Exercise prompt -> Read the lines below. Copy out any that hold the string "with".

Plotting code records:
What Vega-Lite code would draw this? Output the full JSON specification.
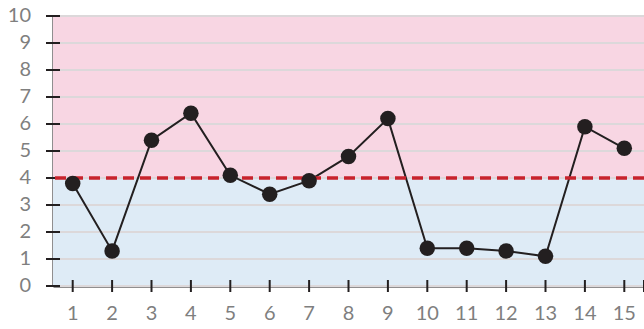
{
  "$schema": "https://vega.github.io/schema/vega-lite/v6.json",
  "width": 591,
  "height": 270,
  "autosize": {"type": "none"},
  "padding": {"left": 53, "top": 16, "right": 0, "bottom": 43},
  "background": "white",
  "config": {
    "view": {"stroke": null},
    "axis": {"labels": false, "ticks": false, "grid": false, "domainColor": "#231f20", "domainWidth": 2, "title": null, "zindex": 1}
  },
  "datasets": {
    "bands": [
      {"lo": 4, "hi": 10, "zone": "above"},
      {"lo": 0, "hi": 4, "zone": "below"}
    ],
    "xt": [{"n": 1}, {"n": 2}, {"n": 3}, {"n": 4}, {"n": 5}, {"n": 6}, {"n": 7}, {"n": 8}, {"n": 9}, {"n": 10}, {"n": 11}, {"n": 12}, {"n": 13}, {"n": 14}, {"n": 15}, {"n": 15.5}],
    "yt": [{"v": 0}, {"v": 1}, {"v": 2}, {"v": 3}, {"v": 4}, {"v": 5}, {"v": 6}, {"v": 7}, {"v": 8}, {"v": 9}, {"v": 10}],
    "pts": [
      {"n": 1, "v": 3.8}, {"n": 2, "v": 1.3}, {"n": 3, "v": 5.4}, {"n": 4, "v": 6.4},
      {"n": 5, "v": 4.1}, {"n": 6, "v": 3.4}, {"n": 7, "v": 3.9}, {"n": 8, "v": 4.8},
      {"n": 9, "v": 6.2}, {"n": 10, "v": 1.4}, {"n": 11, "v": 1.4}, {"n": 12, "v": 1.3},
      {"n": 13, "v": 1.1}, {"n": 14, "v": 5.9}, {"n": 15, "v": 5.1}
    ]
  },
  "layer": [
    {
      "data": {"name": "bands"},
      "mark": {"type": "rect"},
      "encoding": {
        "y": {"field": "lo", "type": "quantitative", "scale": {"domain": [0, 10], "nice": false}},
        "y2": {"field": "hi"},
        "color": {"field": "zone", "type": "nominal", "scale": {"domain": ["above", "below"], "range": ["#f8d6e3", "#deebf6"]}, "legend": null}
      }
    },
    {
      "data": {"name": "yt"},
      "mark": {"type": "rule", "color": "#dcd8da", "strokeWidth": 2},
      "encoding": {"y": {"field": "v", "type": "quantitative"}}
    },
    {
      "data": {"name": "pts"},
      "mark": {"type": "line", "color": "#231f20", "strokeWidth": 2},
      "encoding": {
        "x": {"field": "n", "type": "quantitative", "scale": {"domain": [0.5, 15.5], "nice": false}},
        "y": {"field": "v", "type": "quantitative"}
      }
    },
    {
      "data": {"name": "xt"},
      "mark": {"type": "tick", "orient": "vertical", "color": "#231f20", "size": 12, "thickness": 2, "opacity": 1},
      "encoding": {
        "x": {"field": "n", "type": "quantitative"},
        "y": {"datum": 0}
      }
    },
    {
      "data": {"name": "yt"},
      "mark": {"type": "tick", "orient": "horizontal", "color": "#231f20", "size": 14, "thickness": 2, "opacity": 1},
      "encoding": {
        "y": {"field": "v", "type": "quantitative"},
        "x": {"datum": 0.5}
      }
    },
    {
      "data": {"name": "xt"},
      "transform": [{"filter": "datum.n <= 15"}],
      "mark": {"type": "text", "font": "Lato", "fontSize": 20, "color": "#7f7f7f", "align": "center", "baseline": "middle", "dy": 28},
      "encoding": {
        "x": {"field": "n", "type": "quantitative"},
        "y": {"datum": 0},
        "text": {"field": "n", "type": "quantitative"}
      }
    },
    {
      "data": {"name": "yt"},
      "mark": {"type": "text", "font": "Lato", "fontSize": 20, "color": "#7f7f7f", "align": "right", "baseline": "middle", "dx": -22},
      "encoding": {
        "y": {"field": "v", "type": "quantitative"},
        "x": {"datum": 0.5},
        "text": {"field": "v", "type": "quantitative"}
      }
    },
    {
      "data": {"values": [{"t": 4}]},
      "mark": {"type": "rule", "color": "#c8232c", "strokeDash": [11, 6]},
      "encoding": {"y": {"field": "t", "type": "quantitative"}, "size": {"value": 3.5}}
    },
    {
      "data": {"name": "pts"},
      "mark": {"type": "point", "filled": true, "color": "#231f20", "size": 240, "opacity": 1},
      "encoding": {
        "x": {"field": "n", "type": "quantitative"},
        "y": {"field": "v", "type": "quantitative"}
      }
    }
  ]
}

--

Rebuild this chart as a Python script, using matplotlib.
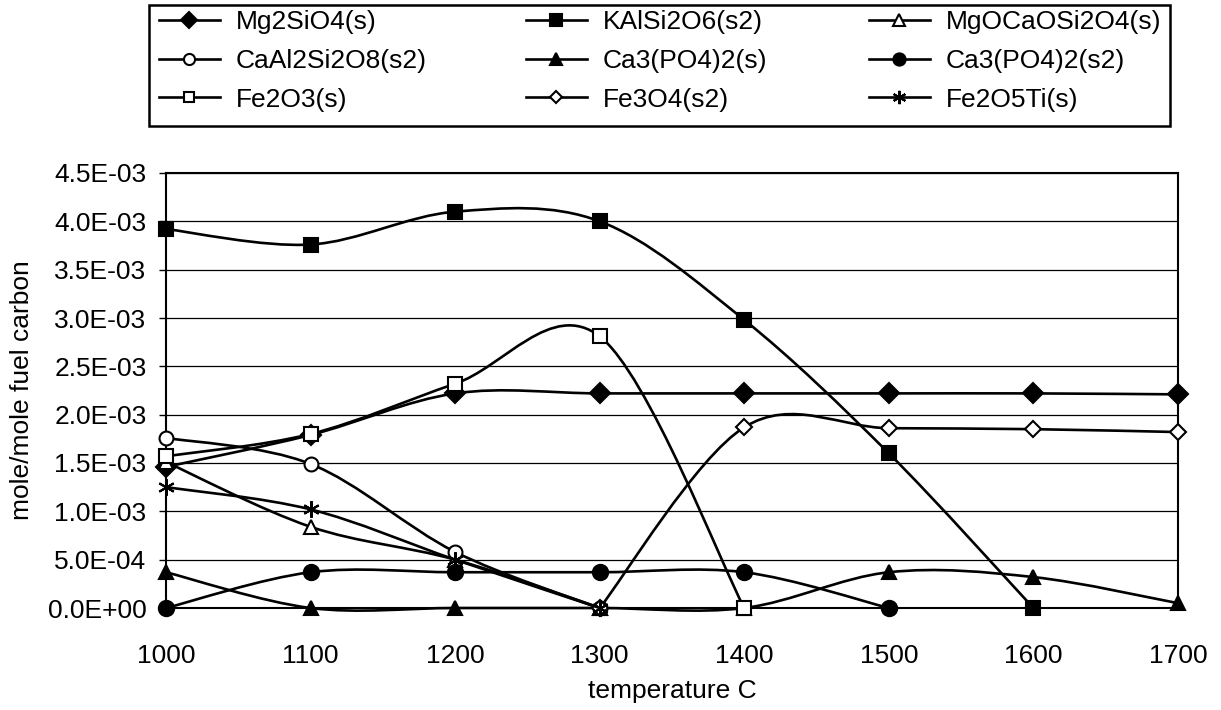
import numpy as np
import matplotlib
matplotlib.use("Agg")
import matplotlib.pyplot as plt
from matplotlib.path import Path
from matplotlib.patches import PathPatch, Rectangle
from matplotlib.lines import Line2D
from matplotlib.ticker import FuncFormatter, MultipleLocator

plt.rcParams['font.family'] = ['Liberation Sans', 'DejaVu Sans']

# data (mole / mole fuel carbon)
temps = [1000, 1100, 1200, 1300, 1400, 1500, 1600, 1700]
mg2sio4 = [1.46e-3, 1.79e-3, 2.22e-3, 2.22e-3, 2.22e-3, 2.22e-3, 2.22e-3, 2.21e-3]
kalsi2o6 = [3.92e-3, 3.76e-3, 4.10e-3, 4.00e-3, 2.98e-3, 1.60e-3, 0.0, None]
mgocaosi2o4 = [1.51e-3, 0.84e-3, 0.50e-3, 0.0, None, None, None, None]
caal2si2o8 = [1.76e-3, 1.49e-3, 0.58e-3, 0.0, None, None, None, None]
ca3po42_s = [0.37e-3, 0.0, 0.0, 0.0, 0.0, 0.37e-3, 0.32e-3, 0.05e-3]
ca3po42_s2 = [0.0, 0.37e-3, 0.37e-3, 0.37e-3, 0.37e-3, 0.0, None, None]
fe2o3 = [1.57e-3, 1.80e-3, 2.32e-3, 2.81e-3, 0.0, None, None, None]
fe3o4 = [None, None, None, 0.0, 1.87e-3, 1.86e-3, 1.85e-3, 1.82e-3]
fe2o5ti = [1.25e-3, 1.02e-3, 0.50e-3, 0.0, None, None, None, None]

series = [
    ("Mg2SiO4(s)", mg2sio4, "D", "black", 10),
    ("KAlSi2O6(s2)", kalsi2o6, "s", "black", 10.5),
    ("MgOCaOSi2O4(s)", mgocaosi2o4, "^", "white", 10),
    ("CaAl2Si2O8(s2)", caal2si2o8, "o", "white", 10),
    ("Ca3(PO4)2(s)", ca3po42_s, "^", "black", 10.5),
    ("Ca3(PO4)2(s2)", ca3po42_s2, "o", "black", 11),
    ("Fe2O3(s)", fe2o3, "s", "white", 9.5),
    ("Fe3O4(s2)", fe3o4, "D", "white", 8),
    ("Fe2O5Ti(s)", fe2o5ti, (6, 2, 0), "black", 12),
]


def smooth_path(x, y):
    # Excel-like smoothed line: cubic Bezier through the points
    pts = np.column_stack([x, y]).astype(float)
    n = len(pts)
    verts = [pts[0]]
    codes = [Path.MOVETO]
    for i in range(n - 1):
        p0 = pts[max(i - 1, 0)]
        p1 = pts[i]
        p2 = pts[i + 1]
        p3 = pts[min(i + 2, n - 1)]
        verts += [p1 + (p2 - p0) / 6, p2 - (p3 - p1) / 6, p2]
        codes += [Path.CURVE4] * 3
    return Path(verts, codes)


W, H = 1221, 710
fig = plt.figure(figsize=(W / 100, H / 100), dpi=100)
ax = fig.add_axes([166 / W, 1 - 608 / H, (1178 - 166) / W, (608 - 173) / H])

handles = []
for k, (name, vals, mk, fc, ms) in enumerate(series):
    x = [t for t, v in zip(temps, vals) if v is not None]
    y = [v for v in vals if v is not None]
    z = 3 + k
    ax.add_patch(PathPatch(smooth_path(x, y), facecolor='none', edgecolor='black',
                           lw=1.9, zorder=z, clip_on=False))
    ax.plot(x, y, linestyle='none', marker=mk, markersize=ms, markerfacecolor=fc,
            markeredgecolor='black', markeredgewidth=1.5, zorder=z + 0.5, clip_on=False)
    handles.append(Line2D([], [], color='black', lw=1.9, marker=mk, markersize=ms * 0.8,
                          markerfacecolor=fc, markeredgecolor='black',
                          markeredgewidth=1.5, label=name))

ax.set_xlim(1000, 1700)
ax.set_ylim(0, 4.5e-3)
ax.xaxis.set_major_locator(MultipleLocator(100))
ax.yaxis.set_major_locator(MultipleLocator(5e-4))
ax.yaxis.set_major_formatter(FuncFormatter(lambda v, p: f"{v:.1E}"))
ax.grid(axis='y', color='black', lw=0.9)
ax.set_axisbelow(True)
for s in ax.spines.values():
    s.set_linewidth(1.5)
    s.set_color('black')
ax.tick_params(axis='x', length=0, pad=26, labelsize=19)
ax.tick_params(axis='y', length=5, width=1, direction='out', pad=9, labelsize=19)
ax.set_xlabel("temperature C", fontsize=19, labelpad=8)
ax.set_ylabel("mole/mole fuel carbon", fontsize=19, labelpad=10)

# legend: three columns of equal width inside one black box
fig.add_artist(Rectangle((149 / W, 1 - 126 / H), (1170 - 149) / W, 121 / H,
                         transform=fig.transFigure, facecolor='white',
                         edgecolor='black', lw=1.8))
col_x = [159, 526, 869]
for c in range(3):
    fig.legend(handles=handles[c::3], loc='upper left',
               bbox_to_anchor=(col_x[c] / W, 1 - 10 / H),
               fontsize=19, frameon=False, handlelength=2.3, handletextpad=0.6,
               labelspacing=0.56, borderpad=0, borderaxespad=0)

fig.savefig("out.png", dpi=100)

--

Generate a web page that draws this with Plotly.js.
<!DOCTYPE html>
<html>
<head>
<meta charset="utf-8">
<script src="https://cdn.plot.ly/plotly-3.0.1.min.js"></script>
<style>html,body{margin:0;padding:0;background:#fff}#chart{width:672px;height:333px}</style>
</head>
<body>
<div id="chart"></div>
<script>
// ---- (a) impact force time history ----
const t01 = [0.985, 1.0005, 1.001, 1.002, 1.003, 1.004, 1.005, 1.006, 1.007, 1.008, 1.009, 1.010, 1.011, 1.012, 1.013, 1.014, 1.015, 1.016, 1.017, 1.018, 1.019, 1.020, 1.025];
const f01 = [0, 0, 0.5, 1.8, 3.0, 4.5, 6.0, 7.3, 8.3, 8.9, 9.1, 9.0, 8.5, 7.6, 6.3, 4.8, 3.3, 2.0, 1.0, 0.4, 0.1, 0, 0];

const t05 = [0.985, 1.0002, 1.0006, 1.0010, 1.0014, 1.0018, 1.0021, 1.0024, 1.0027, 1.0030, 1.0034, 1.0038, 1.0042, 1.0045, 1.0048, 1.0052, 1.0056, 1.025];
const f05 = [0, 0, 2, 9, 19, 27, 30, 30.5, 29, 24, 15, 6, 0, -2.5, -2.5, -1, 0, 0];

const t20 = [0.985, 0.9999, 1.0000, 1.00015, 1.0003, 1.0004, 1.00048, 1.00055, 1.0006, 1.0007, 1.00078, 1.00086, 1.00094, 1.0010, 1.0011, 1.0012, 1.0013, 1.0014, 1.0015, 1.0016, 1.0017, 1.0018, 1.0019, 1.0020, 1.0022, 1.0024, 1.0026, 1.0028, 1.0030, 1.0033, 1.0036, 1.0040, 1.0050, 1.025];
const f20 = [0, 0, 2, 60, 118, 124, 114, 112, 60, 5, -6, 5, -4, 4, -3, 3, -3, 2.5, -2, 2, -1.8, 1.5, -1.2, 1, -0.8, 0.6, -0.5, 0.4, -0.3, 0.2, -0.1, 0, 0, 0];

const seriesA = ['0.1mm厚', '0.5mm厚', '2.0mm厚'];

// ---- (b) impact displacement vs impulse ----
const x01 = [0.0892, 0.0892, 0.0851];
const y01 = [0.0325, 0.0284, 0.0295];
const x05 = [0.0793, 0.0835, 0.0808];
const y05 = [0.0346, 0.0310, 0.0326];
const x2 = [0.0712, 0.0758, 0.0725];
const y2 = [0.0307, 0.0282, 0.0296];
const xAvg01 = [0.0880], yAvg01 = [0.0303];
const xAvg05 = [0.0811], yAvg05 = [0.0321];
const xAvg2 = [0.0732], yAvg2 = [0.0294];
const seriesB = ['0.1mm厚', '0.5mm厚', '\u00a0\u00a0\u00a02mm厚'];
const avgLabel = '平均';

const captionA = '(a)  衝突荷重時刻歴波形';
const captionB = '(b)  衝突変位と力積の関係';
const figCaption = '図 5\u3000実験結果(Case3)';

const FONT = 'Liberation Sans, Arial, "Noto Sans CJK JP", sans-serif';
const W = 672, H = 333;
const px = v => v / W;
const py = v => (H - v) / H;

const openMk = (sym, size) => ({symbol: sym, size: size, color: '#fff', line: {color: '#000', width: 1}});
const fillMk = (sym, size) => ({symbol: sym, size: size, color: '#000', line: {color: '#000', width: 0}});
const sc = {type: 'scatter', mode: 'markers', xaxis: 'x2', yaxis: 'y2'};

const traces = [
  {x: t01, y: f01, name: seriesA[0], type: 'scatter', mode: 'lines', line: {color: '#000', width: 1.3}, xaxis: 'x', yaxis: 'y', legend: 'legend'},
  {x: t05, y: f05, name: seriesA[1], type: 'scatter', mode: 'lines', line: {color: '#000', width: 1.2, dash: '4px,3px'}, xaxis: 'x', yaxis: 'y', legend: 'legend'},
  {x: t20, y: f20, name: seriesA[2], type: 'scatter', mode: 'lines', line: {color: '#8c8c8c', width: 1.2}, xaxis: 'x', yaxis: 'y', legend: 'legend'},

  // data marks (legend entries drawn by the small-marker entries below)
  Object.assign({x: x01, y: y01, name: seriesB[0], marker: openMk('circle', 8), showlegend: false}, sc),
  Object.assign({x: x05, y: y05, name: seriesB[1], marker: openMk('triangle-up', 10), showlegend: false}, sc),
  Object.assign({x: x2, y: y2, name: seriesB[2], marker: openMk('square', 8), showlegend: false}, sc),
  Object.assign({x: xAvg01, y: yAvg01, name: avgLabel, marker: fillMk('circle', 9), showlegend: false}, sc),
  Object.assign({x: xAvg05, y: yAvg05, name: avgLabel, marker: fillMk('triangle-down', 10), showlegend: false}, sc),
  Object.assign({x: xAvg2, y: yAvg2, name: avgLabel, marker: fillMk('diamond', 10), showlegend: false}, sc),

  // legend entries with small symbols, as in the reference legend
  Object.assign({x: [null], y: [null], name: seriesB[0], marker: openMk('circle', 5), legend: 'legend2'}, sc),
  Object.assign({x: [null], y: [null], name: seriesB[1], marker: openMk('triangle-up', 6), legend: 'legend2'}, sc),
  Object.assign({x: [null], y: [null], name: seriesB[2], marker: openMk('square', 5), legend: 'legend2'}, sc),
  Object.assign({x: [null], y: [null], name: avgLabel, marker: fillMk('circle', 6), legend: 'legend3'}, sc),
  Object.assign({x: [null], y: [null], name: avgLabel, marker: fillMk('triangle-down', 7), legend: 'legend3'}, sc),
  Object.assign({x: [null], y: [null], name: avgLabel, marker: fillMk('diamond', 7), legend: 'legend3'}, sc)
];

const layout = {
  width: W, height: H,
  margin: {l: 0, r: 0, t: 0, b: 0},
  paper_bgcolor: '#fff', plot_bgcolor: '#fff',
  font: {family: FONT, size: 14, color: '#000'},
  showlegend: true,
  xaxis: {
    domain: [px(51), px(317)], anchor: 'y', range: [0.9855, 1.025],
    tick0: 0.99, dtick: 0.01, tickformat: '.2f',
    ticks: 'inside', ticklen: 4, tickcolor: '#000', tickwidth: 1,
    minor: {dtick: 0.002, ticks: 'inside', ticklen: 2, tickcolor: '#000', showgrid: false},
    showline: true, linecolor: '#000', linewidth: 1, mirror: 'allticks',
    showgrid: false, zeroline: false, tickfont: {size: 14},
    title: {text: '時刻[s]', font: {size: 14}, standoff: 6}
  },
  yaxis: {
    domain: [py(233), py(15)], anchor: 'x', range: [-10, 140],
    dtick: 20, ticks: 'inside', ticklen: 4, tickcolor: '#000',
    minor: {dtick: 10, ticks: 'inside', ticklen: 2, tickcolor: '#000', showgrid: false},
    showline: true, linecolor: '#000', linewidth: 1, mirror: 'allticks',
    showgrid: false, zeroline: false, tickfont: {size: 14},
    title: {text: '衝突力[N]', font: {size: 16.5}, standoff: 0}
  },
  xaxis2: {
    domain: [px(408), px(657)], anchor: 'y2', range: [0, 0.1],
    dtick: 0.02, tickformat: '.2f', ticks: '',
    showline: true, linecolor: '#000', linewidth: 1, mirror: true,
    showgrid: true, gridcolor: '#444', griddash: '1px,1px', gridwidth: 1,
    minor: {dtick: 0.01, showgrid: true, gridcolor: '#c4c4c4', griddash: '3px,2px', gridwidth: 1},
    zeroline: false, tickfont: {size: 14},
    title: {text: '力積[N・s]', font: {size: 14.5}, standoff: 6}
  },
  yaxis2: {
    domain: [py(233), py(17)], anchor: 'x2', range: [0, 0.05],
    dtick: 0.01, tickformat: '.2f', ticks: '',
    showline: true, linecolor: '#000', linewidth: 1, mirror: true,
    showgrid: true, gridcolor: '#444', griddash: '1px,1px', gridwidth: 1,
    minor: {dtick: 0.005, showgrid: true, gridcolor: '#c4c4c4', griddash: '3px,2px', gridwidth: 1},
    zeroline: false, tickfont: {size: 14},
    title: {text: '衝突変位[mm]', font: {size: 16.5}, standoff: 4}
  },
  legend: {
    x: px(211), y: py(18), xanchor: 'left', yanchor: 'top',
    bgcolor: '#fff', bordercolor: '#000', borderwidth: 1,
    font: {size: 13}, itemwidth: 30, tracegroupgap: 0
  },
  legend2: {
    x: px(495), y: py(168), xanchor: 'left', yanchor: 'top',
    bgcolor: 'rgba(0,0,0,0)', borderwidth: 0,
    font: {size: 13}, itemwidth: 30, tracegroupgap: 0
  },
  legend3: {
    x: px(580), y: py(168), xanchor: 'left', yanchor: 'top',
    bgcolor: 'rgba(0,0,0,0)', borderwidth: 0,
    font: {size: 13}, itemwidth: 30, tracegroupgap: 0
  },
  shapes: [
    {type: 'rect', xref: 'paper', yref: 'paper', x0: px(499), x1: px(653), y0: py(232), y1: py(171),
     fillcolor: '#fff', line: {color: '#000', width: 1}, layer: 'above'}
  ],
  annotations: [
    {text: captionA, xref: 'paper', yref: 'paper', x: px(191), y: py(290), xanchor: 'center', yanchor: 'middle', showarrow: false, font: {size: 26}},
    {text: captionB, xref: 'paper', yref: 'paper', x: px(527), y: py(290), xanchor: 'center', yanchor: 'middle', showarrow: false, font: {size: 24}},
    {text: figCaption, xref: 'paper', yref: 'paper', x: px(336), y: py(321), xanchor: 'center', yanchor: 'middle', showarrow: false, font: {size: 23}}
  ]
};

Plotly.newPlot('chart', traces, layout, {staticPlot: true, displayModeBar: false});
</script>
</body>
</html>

Task response ->
Generate a web page that draws this with Plotly.js.
  // legend entries with small symbols, as in the reference legend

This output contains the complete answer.